US President Donald Trump yesterday ripped into China via Twitter after US negotiators arrived in Shanghai to resurrect talks aimed at ending a year-long trade war between the world’s two top economies.
“My team is negotiating with them now, but they always change the deal in the end to their benefit,” Trump said on Twitter.
Trump had accused China of reneging on its commitments before previous talks broke down in May.
This time, the US leader said that Beijing was supposed to start buying US agricultural products, but it has shown “no signs that they are doing so.”
“That is the problem with China, they just don’t come through,” he said.
Washington and Beijing have so far hit each other with punitive tariffs covering more than US$360 billion in two-way trade in a tense standoff centered on demands for China to curb the alleged theft of US technology and provide a level playing field to US companies.
US Trade Representative Robert Lighthizer and US Secretary of the Treasury Steven Mnuchin did not talk to reporters after arriving in the Chinese financial hub yesterday.
A motorcade believed to be carrying the US officials later headed to the city’s famous Peace Hotel, where they were expected to meet Chinese officials for dinner.
The US officials are scheduled to hold formal talks with Chinese Vice Premier Liu He (劉鶴) today.
Trump’s Twitter tirade will reinforce already low expectations that this week’s negotiations will lead to a major breakthrough.
Trump last week said that he believed Beijing was hoping to delay a deal until after the US presidential election in November next year, and the Republican yesterday said that China could wait to see if a Democratic opponent wins the vote and “continue to ripoff the USA.”
“The problem with them waiting, however, is that if & when I win, the deal that they get will be much tougher than what we are negotiating now ... or no deal at all,” Trump said on Twitter. “We have all the cards, our past leaders never got it!”

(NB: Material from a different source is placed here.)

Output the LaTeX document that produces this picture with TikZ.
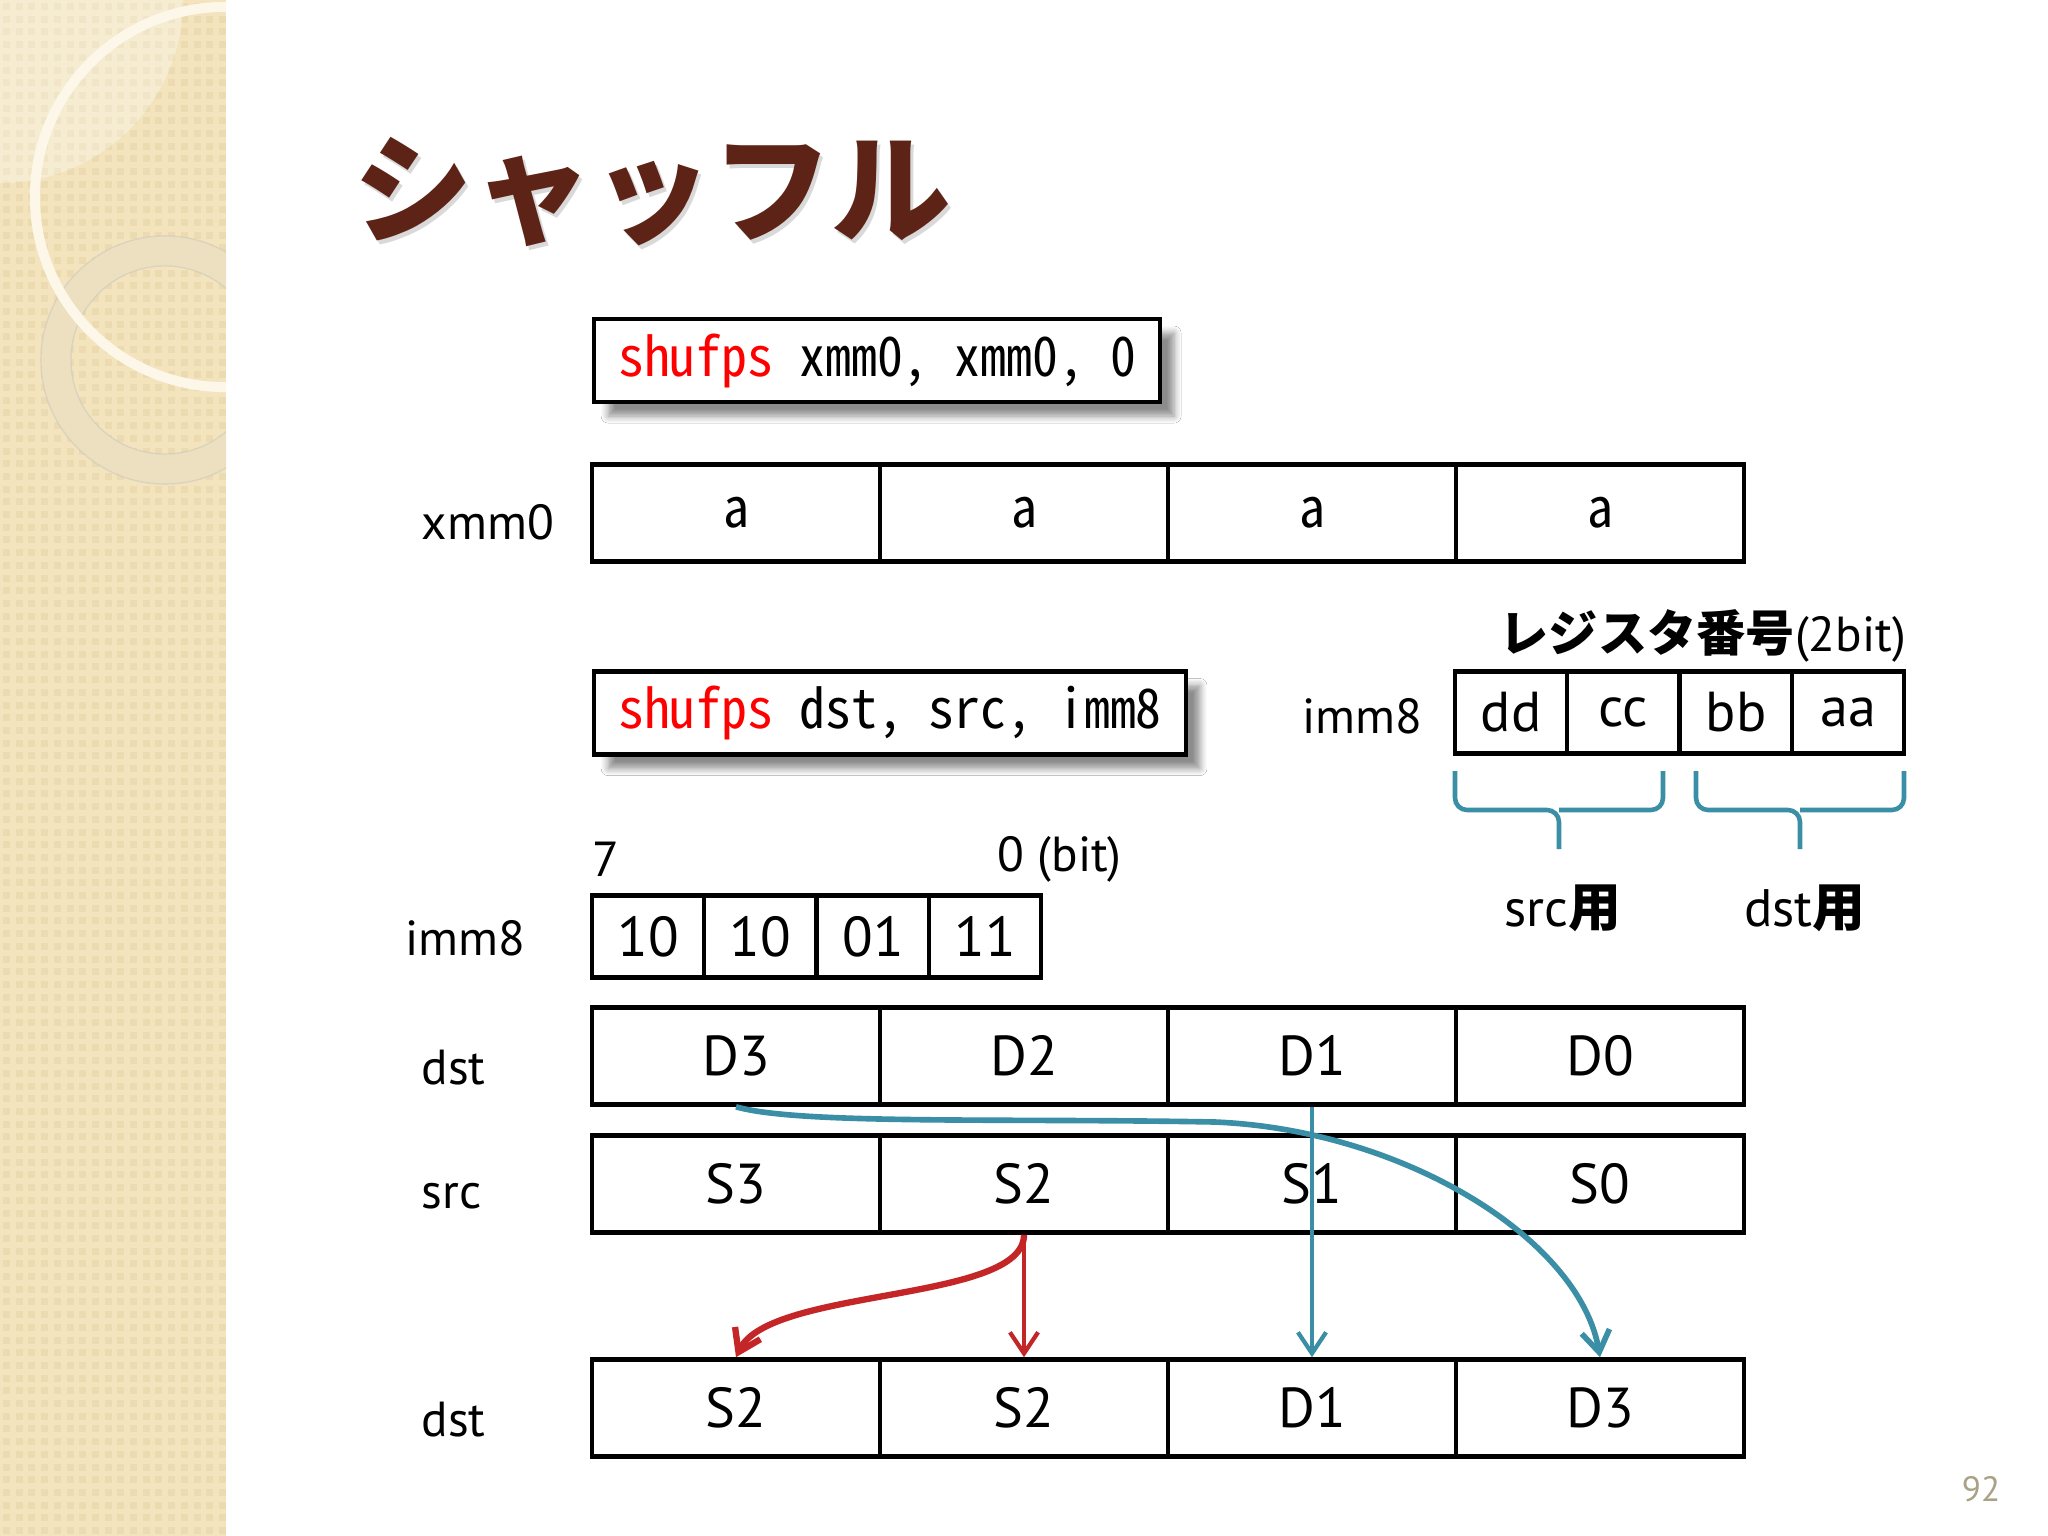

Days before the Shanghai meeting, Trump threatened to pull recognition of China’s developing nation status at the WTO — prompting an irritable reply from Beijing about the “arrogance and selfishness” of the US.
The US leader has also angered Beijing by claiming that China’s slowing economy is forcing it to make a trade deal and blacklisting telecom giant Huawei Technologies Co (華為) over national security concerns.
In a commentary yesterday, Xinhua news agency admitted that relations were “strained” and called for the US to “treat China with due respect if it wants a trade deal,” while the China Daily said in an editorial that “the US should give its go-to tactic of maximum pressure a couple of days off as it has proven ineffective against China.”